>> Begin Dataset content
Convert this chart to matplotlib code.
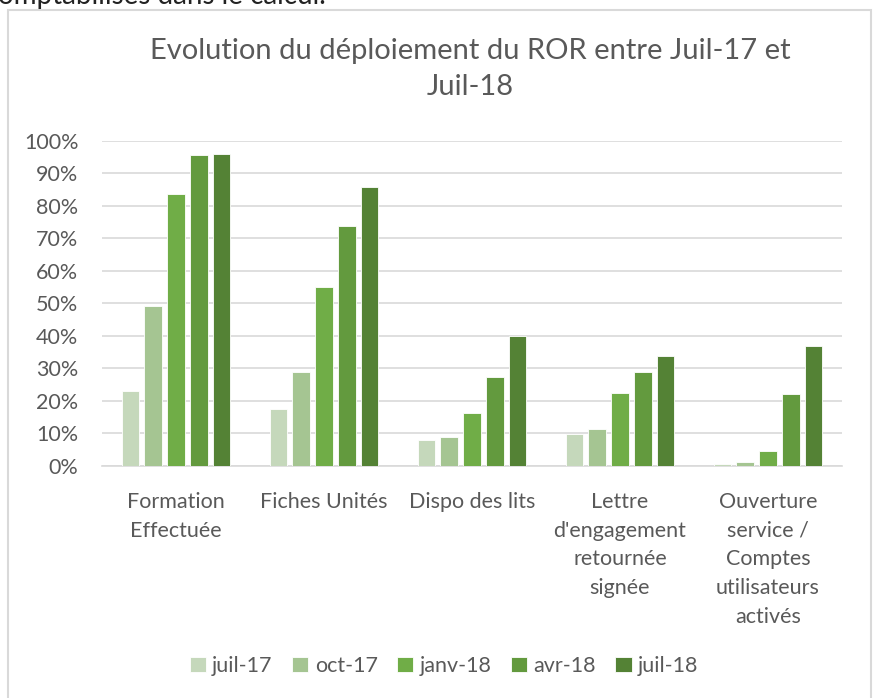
import matplotlib
matplotlib.use('Agg')
import matplotlib.pyplot as plt
import numpy as np
from matplotlib.patches import Rectangle

# data
categories = ["Formation\nEffectuée", "Fiches Unités", "Dispo des lits",
              "Lettre\nd'engagement\nretournée\nsignée",
              "Ouverture\nservice /\nComptes\nutilisateurs\nactivés"]
periods = ["juil-17", "oct-17", "janv-18", "avr-18", "juil-18"]
juil17 = [0.231, 0.175, 0.079, 0.098, 0.004]
oct17 = [0.492, 0.288, 0.089, 0.111, 0.012]
janv18 = [0.838, 0.549, 0.163, 0.223, 0.044]
avr18 = [0.957, 0.738, 0.274, 0.288, 0.219]
juil18 = [0.959, 0.858, 0.398, 0.337, 0.368]
colors = ["#C5D8BB", "#A5C592", "#70AD47", "#639A3E", "#548235"]

plt.rcParams['font.family'] = ['Lato', 'DejaVu Sans']
TXT = '#595959'
FS = 15.5

fig = plt.figure(figsize=(8.75, 6.98), dpi=100)
ax = fig.add_axes([102 / 875, 1 - 465.5 / 698, 740 / 875, 324.5 / 698])

# outer chart frame (cut at the bottom of the screenshot)
fig.patches.append(Rectangle((8 / 875, -0.05), 863 / 875, 1 - 10 / 698 + 0.05,
                             transform=fig.transFigure, fill=False,
                             edgecolor='#D9D9D9', linewidth=1.5))
fig.text(-0.002, 1 - 4 / 698, "omptabilisés dans le calcul.", fontsize=20,
         color='#222222', va='baseline', ha='left')

x = np.arange(len(categories))
step, width = 0.154, 0.118
for i, (vals, lab) in enumerate(zip([juil17, oct17, janv18, avr18, juil18], periods)):
    ax.bar(x + (i - 2) * step, vals, width, color=colors[i], label=lab,
           edgecolor='white', linewidth=0.6, zorder=3)

ax.set_xlim(-0.5, len(categories) - 0.5)
ax.set_ylim(0, 1.0)
ax.set_yticks(np.arange(0, 1.01, 0.1))
ax.set_yticklabels([f"{int(round(v * 100))}%" for v in np.arange(0, 1.01, 0.1)])
ax.yaxis.grid(True, color='#D9D9D9', linewidth=1.2, zorder=0)
ax.set_axisbelow(True)
for s in ['top', 'right', 'left']:
    ax.spines[s].set_visible(False)
ax.spines['bottom'].set_color('#D9D9D9')
ax.spines['bottom'].set_linewidth(1.2)
ax.tick_params(length=0, labelsize=FS, colors=TXT, pad=17)
ax.set_xticks(x)
ax.set_xticklabels(categories, linespacing=1.55)
ax.tick_params(axis='x', pad=19)

fig.text(470 / 875, 1 - 69 / 698,
         "Evolution du déploiement du ROR entre Juil-17 et\nJuil-18",
         ha='center', va='center', fontsize=21, color=TXT, linespacing=1.45)

leg = fig.legend(loc='center', bbox_to_anchor=(444 / 875, 1 - 666 / 698), ncol=5,
                 frameon=False, fontsize=FS, handlelength=0.75, handleheight=0.75,
                 handletextpad=0.3, columnspacing=0.9)
for t in leg.get_texts():
    t.set_color(TXT)

fig.savefig('out.png', dpi=100)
>> End Dataset content
— Exercise —
Write out nothing but the lines from the start of the data through the line with "from matplotlib.patches import Rectangle". Leave out the pictures.

— Output below —
Convert this chart to matplotlib code.
import matplotlib
matplotlib.use('Agg')
import matplotlib.pyplot as plt
import numpy as np
from matplotlib.patches import Rectangle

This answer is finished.